14 février 2017

Coulé dans le bronze

Tonton Bédouin raconte...


La statue d'Aristide



Ses yeux de bronze octogénaires regardent le port, sans le voir, depuis 1937. Trônant au milieu d'un square tristounet à la végétation étique, le personnage semble s'ennuyer. Il l'a aimé pourtant ce port lorsqu'à la barre de la "Simounelle", il allait tirer des bords au large en taquinant le maquereau. 
Aristide Briand, onze fois Président du Conseil et vingt-six fois ministre de la IIIème République, un des promoteurs de la loi de 1905 sur la séparation de l’Église et de l’État fréquentait en effet Ouistreham où il possédait une petite maison de campagne au Maresquier. Celui qu'on surnommait l"Apôtre de la paix", celui qu'un autre aurait qualifié de "laïcard", rêvait aux États-Unis d'Europe mais n'avait pas prévu les conséquences de la crise de 1929, la montée du nazisme et de l'impérialisme japonais. Ses efforts inlassables semblent bien vains aujourd'hui mais c'est simple quand on connait la suite de l'Histoire...
Et en 1933 on ne la connaissait pas!

Souscription publique


Sa mort en avril 1932 plonge Ouistreham dans la consternation.

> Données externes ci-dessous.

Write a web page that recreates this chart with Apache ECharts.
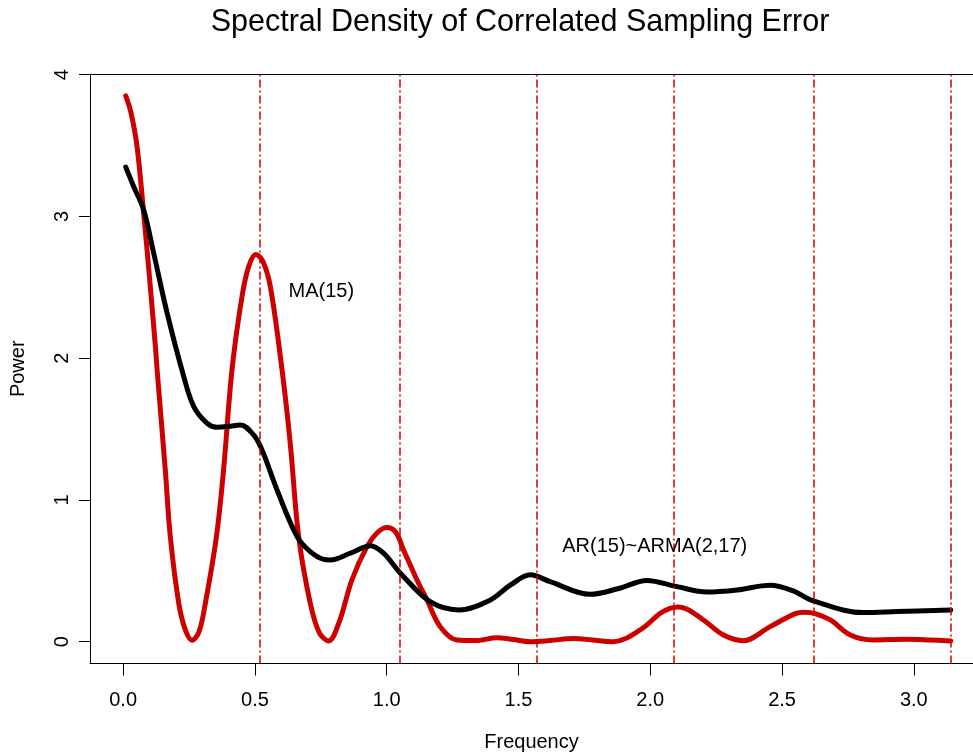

L'homme était populaire, d'un abord facile et bien connu des habitants. Un charme certain lui assurait de nombreux succès féminins. Et pas que...On raconte que Jules Verne qui, semble-t-il, préférait la compagnie des jeunes gens à celle de sa femme Honorine épousée par convenance, s'était pris d'amitié pour le jeune Nantais de seize ans. L'auteur d'Autour de la lune, à cinquante ans serrait de près le lycéen Briand et l'invitait sur son yacht. Si Aristide en avait gardé un passion pour la mer, il semble qu'il n'y eu pas d'autre initiation. En tout cas l'histoire n'a pas retenu de détournement de mineur. On s'éloigne de Ouistreham, me direz-vous... On y revient rassurez-vous !
Alfred Thomas, maire de Ouistreham donc, souhaite compléter les hommages rendus au grand homme par la réalisation d'un monument immortalisant l'illustre résidant. L'école des filles sur le point d'être achevée, le boulevard qui longe la plage et le quai où était amarrée la "Simounelle" portent déjà le nom d'Aristide Briand, mais ça ne suffit pas et le conseil municipal lance le 25 août 1933 une souscription publique en mettant au pot cinq cents francs pour un médaillon ou un buste.

La statue de Ouistreham

Objectif atteint


Contrairement à d'autres financements participatifs beaucoup plus récents, planches, monument, bientôt église ou centre d'interprétation, celui de 1933 a rencontré un beau succès. Car le médaillon ou le buste prévus à l'origine se sont transformés en statue monumentale. Certes il ne s'agit pas d'un exemplaire unique car une statue identique figure dans le cimetière d'Hardencourt-Cocherel, près de la tombe du personnage, où elle a été inaugurée en 1934 par Albert Sarrault, Président du Conseil. L'auteur en est Emile-Oscar Guillaume (1867-1942), un sculpteur spécialisé dans les œuvres d'inspiration pacifiste; il a réalisé plusieurs allégories de la Paix ornant des monuments aux morts et quelques statues honorant Aristide Briand. La réalisation est signée Leblanc-Barbedienne, un célèbre fondeur parisien installé rue Lancry près du canal Saint-Martin.

La statue du cimetière de Cocherel
 Un air de famille, non?

Inauguration reportée


Primitivement prévue le 17 juin 1936, reportée à cause vraisemblablement des événements liés au Front populaire, l'inauguration du monument n'eut lieu que le 13 juin 1937. Présidée par Joseph Paul-Boncourt, ancien Président du conseil et ministre des Affaires étrangères, socialiste bon teint (il fut plus tard un des rares à s'opposer aux pleins pouvoirs votés à Pétain), il est à l'époque délégué permanent auprès de la Société des Nations. Pour l'inauguration il est assisté de Théodore Tissier, vice président du Conseil d’État et président des "Amis d'Aristide Briand", fidèle parmi les fidèles du regretté homme d’État.
La statue échappera de peu aux réquisitions de l'occupation. Ce fut une des rares du département avec Guillaume à Falaise ou Du Guesclin à Caen à ne pas terminer dans les creusets de l'occupant. Si la sauvegarde des deux premiers tient à leur attitude face aux Anglais, la survie de l'effigie d'Aristide est la "récompense" des efforts de réconciliation entre la France et l'Allemagne que son modèle avait entrepris après le premier conflit mondial.


La statue du cimetière de Cocherel
Rien à envier à Ouistreham en matière de décoration florale!